Incarceration results in a variety of direct and indirect harm, according to the study.
“Research has shown that even short periods of incarceration can be devastating to people’s lives and additional punishments such as fines and fees,” it said. “Restrictions on employment and housing, and the loss of basic human rights limit opportunities for success long after individuals have completed their sentences.”
The study found that black people are 50 per cent more likely than white people to have had a family member incarcerated, and three times more likely to have had a family member incarcerated for one year or longer.
People earning under $25,000 per year are 61 per cent more likely than people earning over $100,000 to have had a family member incarcerated – and three times more likely to have had a family member in prison for a year or longer.

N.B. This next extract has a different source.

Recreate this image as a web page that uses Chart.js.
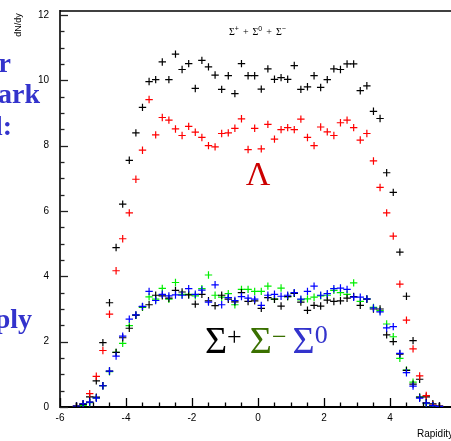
<!DOCTYPE html>
<html>
<head>
<meta charset="utf-8">
<script src="https://cdn.jsdelivr.net/npm/chart.js@4.4.0/dist/chart.umd.min.js"></script>
<style>
  html, body { margin: 0; padding: 0; background: #fff; }
  canvas { display: block; }
</style>
</head>
<body>
<canvas id="rapidity-chart" width="451" height="441"></canvas>
<script>
// bin centres (rapidity)
const rapidity = [
  -5.5, -5.3, -5.1, -4.9, -4.7, -4.5, -4.3, -4.1, -3.9, -3.7, -3.5, -3.3, -3.1, -2.9,
  -2.7, -2.5, -2.3, -2.1, -1.9, -1.7, -1.5, -1.3, -1.1, -0.9, -0.7, -0.5, -0.3, -0.1,
  0.1, 0.3, 0.5, 0.7, 0.9, 1.1, 1.3, 1.5, 1.7, 1.9, 2.1, 2.3, 2.5, 2.7,
  2.9, 3.1, 3.3, 3.5, 3.7, 3.9, 4.1, 4.3, 4.5, 4.7, 4.9, 5.1, 5.3, 5.5
];

// Sigma+ + Sigma0 + Sigma- (black, top)
const sigmaSum = [
  0.03, 0.10, 0.31, 0.80, 1.97, 3.19, 4.88, 6.21, 7.55, 8.39, 9.17, 9.96, 10.02, 10.56,
  10.02, 10.80, 10.33, 10.51, 9.75, 10.61, 10.41, 10.16, 9.72, 10.14, 9.59, 10.51, 10.14, 10.14,
  9.73, 10.35, 10.03, 10.08, 10.03, 10.45, 9.72, 9.80, 10.14, 9.78, 10.02, 10.35, 10.33, 10.50,
  10.50, 9.68, 9.83, 9.05, 8.83, 7.17, 6.57, 4.74, 3.39, 2.03, 0.85, 0.31, 0.10, 0.03
];

// Lambda (red)
const lambda = [
  0.02, 0.07, 0.41, 0.94, 1.73, 2.84, 4.17, 5.15, 5.94, 6.97, 7.86, 9.41, 8.33, 8.86,
  8.78, 8.51, 8.31, 8.59, 8.41, 8.25, 8.00, 7.96, 8.37, 8.39, 8.53, 8.82, 7.88, 8.53,
  7.90, 8.65, 8.20, 8.49, 8.55, 8.49, 8.81, 8.25, 8.00, 8.57, 8.42, 8.31, 8.70, 8.78,
  8.55, 8.17, 8.37, 7.53, 6.72, 5.94, 5.23, 3.76, 2.66, 1.78, 0.95, 0.35, 0.06, 0.02
];

// Sigma+ (black, bottom)
const sigmaPlus = [
  0.02, 0.08, 0.15, 0.30, 0.65, 1.10, 1.67, 2.12, 2.41, 2.81, 3.07, 3.13, 3.42, 3.40,
  3.33, 3.57, 3.52, 3.43, 3.15, 3.45, 3.25, 3.10, 3.42, 3.30, 3.22, 3.50, 3.23, 3.25,
  3.02, 3.35, 3.30, 3.09, 3.38, 3.48, 3.21, 2.96, 3.11, 3.09, 3.27, 3.23, 3.25, 3.33,
  3.38, 3.11, 3.30, 3.00, 3.00, 2.21, 2.00, 1.62, 1.12, 0.70, 0.30, 0.13, 0.05, 0.02
];

// Sigma- (green)
const sigmaMinus = [
  0.01, 0.05, 0.13, 0.28, 0.65, 1.08, 1.67, 1.95, 2.49, 2.81, 3.05, 3.37, 3.30, 3.63,
  3.30, 3.81, 3.45, 3.45, 3.40, 3.62, 4.04, 3.42, 3.36, 3.47, 3.13, 3.60, 3.60, 3.54,
  3.54, 3.70, 3.30, 3.64, 3.38, 3.48, 3.28, 3.31, 3.36, 3.40, 3.42, 3.57, 3.50, 3.45,
  3.80, 3.23, 3.31, 3.05, 2.95, 2.54, 2.15, 1.49, 1.13, 0.76, 0.30, 0.10, 0.04, 0.01
];

// Sigma0 (blue)
const sigma0 = [
  0.03, 0.10, 0.15, 0.27, 0.65, 1.10, 1.56, 2.17, 2.69, 2.82, 3.08, 3.54, 3.26, 3.45,
  3.40, 3.43, 3.42, 3.62, 3.45, 3.58, 3.21, 3.74, 3.13, 3.35, 3.26, 3.38, 3.33, 3.30,
  3.11, 3.42, 3.45, 3.39, 3.42, 3.50, 3.30, 3.54, 3.70, 3.42, 3.47, 3.62, 3.64, 3.60,
  3.36, 3.36, 3.31, 3.03, 2.91, 2.42, 2.46, 1.64, 1.05, 0.64, 0.27, 0.12, 0.04, 0.02
];

const xTicks = [-6, -4, -2, 0, 2, 4];
const yTicks = [0, 2, 4, 6, 8, 10, 12];

function toPoints(values) {
  return rapidity.map((x, i) => ({ x: x, y: values[i] }));
}

function crossSeries(values, color, order) {
  return {
    data: toPoints(values),
    pointStyle: "cross",
    pointRadius: 3.7,
    pointHoverRadius: 3.7,
    borderColor: color,
    backgroundColor: color,
    pointBorderWidth: 1.2,
    showLine: false,
    order: order,
  };
}

// draw text pieces one after the other (for superscripts)
function drawPieces(ctx, x, baseline, pieces) {
  pieces.forEach((p) => {
    ctx.font = p.font;
    ctx.fillStyle = p.color;
    ctx.fillText(p.text, x + (p.dx || 0), baseline - (p.rise || 0));
    x += (p.dx || 0) + ctx.measureText(p.text).width + (p.gap || 0);
  });
}

const overlay = {
  id: "overlay",
  afterDraw(chart) {
    const ctx = chart.ctx;
    const area = chart.chartArea;
    const xs = chart.scales.x;
    const ys = chart.scales.y;
    ctx.save();

    // top frame line
    ctx.strokeStyle = "#000";
    ctx.lineWidth = 1.6;
    ctx.beginPath();
    ctx.moveTo(area.left, area.top);
    ctx.lineTo(area.right, area.top);
    ctx.stroke();

    // inward ticks, major every 2, minor every 0.5
    ctx.lineWidth = 1.3;
    ctx.strokeStyle = "#222";
    for (let v = 0; v <= 12; v += 0.5) {
      const py = Math.round(ys.getPixelForValue(v)) + 0.5;
      const len = v % 2 === 0 ? 8 : 4.5;
      ctx.beginPath();
      ctx.moveTo(area.left, py);
      ctx.lineTo(area.left + len, py);
      ctx.stroke();
    }
    ctx.strokeStyle = "#000";
    for (let v = -6; v <= 5.5; v += 0.5) {
      const px = Math.round(xs.getPixelForValue(v)) + 0.5;
      const len = v % 2 === 0 ? 9 : 4.5;
      ctx.beginPath();
      ctx.moveTo(px, area.bottom);
      ctx.lineTo(px, area.bottom - len);
      ctx.stroke();
    }

    // axis titles
    ctx.fillStyle = "#000";
    ctx.font = "10px 'Liberation Sans', Arial, sans-serif";
    ctx.textAlign = "left";
    ctx.textBaseline = "middle";
    ctx.fillText("Rapidity", 417, 434);
    ctx.save();
    ctx.translate(19, 25);
    ctx.rotate(-Math.PI / 2);
    ctx.textAlign = "center";
    ctx.font = "9px 'Liberation Sans', Arial, sans-serif";
    ctx.fillText("dN/dy", 0, 0);
    ctx.restore();

    ctx.textBaseline = "alphabetic";
    ctx.textAlign = "left";

    // small header label
    const sf = "10px 'Liberation Serif', serif";
    const sup = "7px 'Liberation Sans', sans-serif";
    drawPieces(ctx, 229, 35, [
      { text: "\u03A3", font: sf, color: "#000" },
      { text: "+", font: sup, color: "#000", rise: 4, gap: 4 },
      { text: "+", font: sf, color: "#000", gap: 4 },
      { text: "\u03A3", font: sf, color: "#000" },
      { text: "0", font: sup, color: "#000", rise: 4, gap: 4 },
      { text: "+", font: sf, color: "#000", gap: 4 },
      { text: "\u03A3", font: sf, color: "#000" },
      { text: "\u2212", font: sup, color: "#000", rise: 4 },
    ]);

    // Lambda
    ctx.textAlign = "center";
    ctx.font = "34px 'Liberation Serif', 'DejaVu Serif', serif";
    ctx.fillStyle = "#cc0000";
    ctx.fillText("\u039B", 258, 185);

    // Sigma labels
    ctx.textAlign = "left";
    const big = "38px 'Liberation Serif', 'DejaVu Serif', serif";
    const mid = "26px 'Liberation Serif', 'DejaVu Serif', serif";
    drawPieces(ctx, 205, 353, [
      { text: "\u03A3", font: big, color: "#000" },
      { text: "+", font: mid, color: "#000", rise: 8, gap: 8 },
      { text: "\u03A3", font: big, color: "#3a7000" },
      { text: "\u2212", font: mid, color: "#3a7000", rise: 8, gap: 6 },
      { text: "\u03A3", font: big, color: "#3333cc" },
      { text: "0", font: mid, color: "#3333cc", rise: 10 },
    ]);

    // cut-off slide text on the left
    ctx.textAlign = "right";
    ctx.font = "bold 28px 'Liberation Serif', 'DejaVu Serif', serif";
    ctx.fillStyle = "#3333cc";
    ctx.fillText("r", 11, 72);
    ctx.fillText("ark", 40, 103);
    ctx.fillText("l:", 12, 135);
    ctx.fillText("ply", 32, 328);

    ctx.restore();
  },
};

const tickFont = { family: "'Liberation Sans', Arial, sans-serif", size: 10 };

new Chart(document.getElementById("rapidity-chart").getContext("2d"), {
  type: "scatter",
  data: {
    datasets: [
      crossSeries(sigma0, "#0000ff", 1),
      crossSeries(sigmaPlus, "#000000", 2),
      crossSeries(sigmaMinus, "#00ee00", 3),
      crossSeries(lambda, "#ff0000", 4),
      crossSeries(sigmaSum, "#000000", 5),
    ],
  },
  options: {
    responsive: false,
    animation: false,
    layout: { autoPadding: false, padding: { top: 11, right: 0, left: 0, bottom: 0 } },
    plugins: {
      legend: { display: false },
      tooltip: { enabled: false },
    },
    scales: {
      x: {
        type: "linear",
        min: -6,
        max: 5.85,
        grid: { display: false, drawTicks: false },
        border: { display: true, color: "#000", width: 2 },
        ticks: {
          includeBounds: false,
          stepSize: 2,
          padding: 5,
          color: "#000",
          font: tickFont,
          maxRotation: 0,
          callback: (v) => (xTicks.includes(v) ? String(v) : ""),
        },
        afterFit: (scale) => {
          scale.height = 34;
          scale.paddingLeft = 0;
          scale.paddingRight = 0;
        },
      },
      y: {
        type: "linear",
        min: 0,
        max: 12.12,
        grid: { display: false, drawTicks: false },
        border: { display: true, color: "#333", width: 2 },
        ticks: {
          includeBounds: false,
          stepSize: 2,
          padding: 11,
          color: "#000",
          font: tickFont,
          callback: (v) => (yTicks.includes(v) ? String(v) : ""),
        },
        afterFit: (scale) => {
          scale.width = 60;
          scale.paddingTop = 0;
          scale.paddingBottom = 0;
        },
      },
    },
  },
  plugins: [overlay],
});
</script>
</body>
</html>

The report said its findings are “a stark reminder of how much work is needed to alleviate the harms caused by mass incarceration and unravel the complicated tangle of laws that perpetuate it”.
The adoption of successive repressive laws since the 1980s has seen the prison population explode. There are now more than 1.5 million people in state and federal prisons on any given day, and nearly 11 million admissions to local jails each year.
US jail and prison populations are four times larger than in 1980 and the United States continues to incarcerate more people than any other countries in the world, the report said.
With 710 prisoners per 100,000 people, the US incarceration rate is far ahead of Western democracies – 147 in Britain, 118 in Canada, 108 in Belgium and 98 in France.
Last month, Trump announced he would back a bipartisan prison reform brought by a group of Republican and Democratic senators to shorten prison sentences for certain nonviolent offenders.
In particular, it would abolish automatic penalties of 25 years in prison in the event of a third conviction for a drug case, even a minor one.
Hardline conservatives could still stall its adoption.